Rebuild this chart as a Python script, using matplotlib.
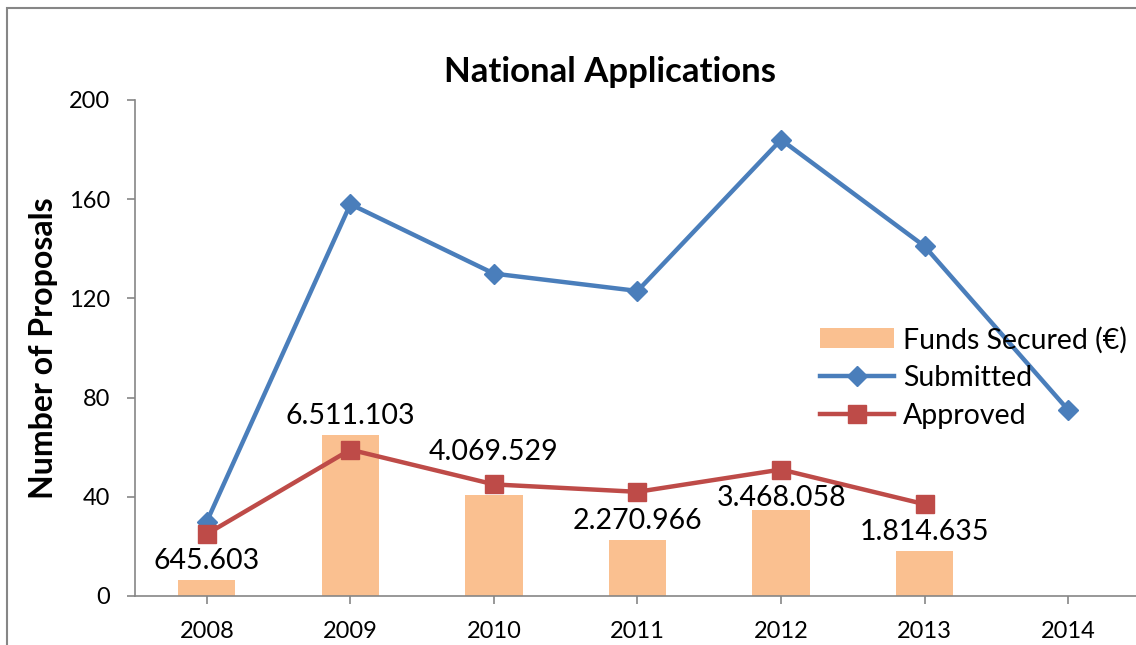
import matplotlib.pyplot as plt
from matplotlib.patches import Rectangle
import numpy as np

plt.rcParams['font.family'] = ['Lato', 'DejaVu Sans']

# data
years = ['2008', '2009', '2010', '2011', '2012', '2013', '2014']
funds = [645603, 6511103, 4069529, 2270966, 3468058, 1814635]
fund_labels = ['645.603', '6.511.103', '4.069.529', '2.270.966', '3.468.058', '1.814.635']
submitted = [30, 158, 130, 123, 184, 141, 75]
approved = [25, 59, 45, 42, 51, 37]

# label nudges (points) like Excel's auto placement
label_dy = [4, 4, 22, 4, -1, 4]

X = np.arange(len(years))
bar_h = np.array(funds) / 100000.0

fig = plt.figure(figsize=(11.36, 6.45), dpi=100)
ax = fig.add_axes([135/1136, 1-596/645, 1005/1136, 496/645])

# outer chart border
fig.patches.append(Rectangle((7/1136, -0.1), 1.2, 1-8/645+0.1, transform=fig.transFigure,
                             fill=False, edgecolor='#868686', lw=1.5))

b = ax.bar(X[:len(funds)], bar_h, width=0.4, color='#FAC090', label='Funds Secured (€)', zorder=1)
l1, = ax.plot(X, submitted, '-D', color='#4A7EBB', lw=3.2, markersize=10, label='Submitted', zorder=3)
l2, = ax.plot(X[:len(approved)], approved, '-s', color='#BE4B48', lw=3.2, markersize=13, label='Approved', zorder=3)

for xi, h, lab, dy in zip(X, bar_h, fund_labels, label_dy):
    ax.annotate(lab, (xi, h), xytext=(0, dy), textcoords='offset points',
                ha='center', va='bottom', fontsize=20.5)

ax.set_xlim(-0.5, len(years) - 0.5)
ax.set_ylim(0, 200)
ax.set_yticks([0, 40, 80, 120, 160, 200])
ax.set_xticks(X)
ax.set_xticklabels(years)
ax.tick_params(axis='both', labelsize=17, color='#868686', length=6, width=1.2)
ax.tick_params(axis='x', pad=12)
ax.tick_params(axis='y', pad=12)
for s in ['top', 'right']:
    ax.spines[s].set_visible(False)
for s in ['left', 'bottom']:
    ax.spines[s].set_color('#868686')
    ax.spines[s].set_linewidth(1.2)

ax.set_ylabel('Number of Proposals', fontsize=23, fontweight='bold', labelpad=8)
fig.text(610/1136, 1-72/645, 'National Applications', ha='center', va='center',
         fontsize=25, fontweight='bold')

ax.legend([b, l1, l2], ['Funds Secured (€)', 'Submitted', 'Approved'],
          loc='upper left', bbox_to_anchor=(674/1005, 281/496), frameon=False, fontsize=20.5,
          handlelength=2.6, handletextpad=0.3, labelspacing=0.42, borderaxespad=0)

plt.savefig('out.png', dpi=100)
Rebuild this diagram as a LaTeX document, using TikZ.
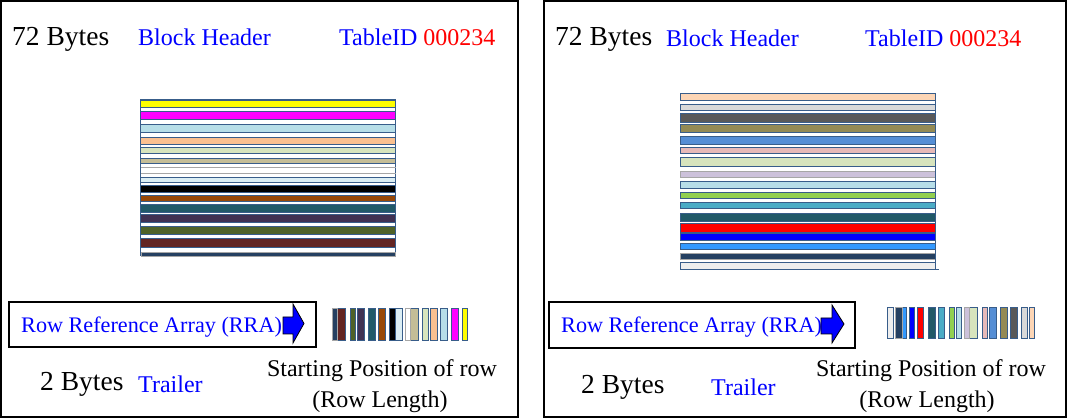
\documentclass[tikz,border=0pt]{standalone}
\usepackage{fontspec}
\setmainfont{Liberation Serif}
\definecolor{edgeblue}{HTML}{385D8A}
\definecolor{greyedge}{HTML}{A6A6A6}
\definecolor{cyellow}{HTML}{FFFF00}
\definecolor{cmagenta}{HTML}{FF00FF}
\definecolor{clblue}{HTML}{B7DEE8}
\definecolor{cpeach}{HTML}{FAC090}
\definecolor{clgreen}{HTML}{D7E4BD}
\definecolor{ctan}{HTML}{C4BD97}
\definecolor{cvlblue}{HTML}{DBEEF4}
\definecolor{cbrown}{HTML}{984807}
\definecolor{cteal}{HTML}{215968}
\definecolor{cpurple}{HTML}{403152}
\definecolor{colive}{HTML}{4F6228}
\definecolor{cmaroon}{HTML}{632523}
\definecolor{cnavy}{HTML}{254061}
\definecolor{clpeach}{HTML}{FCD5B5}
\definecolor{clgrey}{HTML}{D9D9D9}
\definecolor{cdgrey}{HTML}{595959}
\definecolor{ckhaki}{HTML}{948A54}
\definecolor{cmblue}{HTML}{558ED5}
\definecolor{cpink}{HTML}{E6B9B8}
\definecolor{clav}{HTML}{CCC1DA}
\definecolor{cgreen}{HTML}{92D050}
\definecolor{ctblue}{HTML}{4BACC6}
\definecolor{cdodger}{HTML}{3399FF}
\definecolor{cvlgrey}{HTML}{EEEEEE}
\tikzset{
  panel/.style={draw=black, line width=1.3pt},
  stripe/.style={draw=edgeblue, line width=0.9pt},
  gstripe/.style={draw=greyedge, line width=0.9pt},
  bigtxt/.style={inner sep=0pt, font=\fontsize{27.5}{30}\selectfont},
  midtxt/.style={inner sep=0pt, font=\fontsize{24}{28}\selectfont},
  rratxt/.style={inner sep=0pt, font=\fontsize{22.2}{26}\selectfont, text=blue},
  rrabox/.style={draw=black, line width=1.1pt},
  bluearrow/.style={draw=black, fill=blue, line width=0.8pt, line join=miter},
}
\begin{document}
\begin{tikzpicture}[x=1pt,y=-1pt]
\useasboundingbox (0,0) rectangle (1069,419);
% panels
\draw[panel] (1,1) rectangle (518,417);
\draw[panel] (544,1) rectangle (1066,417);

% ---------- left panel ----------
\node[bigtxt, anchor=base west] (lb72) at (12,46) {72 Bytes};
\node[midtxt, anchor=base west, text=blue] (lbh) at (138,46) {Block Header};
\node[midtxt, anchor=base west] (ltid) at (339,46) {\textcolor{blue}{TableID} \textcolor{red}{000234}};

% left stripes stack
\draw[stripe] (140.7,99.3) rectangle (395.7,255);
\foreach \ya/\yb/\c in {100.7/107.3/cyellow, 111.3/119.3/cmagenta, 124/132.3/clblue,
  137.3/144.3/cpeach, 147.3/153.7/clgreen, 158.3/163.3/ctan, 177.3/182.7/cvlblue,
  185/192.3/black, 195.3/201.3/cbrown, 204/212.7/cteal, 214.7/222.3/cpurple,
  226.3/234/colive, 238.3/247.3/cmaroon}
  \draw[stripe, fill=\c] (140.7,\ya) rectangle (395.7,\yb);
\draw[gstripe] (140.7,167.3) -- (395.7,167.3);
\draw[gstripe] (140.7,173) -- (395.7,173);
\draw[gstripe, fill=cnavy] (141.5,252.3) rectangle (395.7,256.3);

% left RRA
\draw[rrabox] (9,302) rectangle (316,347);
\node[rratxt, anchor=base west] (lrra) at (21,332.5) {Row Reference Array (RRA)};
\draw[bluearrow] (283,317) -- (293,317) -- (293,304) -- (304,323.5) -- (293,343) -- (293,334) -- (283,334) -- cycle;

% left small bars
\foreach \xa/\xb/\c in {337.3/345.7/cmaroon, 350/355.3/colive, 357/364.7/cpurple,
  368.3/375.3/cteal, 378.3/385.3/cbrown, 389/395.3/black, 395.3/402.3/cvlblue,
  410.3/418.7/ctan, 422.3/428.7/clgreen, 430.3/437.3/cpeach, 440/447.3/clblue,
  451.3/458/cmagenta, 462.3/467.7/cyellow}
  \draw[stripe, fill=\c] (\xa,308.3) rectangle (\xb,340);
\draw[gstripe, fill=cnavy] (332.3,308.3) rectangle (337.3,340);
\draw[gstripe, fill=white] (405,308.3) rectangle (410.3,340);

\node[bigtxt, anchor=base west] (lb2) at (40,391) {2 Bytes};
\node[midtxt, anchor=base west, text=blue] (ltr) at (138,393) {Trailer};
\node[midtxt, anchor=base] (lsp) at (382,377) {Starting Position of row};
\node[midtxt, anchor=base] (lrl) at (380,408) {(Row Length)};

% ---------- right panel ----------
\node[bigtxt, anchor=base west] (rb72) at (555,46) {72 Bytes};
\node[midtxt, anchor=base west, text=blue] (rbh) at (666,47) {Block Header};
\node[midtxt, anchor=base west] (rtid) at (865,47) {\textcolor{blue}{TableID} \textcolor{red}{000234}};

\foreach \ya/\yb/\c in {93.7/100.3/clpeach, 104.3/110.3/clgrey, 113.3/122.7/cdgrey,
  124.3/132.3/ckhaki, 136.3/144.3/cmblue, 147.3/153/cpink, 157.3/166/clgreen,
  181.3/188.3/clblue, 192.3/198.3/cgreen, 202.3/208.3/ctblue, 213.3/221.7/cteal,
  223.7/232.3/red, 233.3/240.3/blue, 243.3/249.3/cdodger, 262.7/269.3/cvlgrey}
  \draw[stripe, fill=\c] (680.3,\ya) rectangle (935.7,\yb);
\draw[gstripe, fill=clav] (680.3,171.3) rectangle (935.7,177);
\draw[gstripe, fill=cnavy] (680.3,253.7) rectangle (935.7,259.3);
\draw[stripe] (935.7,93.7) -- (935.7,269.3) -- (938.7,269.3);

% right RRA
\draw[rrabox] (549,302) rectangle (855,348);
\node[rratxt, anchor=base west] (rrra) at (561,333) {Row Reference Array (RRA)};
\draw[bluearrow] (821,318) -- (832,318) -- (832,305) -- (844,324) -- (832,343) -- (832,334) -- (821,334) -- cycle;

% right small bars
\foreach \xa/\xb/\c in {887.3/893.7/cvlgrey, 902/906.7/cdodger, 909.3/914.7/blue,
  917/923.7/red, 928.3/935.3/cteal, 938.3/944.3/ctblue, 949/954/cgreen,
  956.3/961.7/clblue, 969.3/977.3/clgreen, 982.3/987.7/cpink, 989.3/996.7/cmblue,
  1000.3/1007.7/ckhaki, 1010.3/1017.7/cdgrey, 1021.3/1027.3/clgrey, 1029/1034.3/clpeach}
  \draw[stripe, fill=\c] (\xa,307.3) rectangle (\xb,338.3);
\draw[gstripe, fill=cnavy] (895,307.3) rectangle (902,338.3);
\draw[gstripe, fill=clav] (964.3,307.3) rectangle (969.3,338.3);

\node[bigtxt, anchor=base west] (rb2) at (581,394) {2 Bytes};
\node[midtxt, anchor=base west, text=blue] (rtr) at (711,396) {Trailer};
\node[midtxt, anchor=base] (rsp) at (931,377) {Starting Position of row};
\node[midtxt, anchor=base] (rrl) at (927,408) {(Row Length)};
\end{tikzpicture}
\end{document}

━━━━━━

▸ Task prompt
Reproduce the data above word for word from its first line through the line that holds "plt.rcParams['font.family'] = ['Lato', 'DejaVu", both ends included; skip pictures.

▸ Solution
Rebuild this chart as a Python script, using matplotlib.
import matplotlib.pyplot as plt
from matplotlib.patches import Rectangle
import numpy as np

plt.rcParams['font.family'] = ['Lato', 'DejaVu Sans']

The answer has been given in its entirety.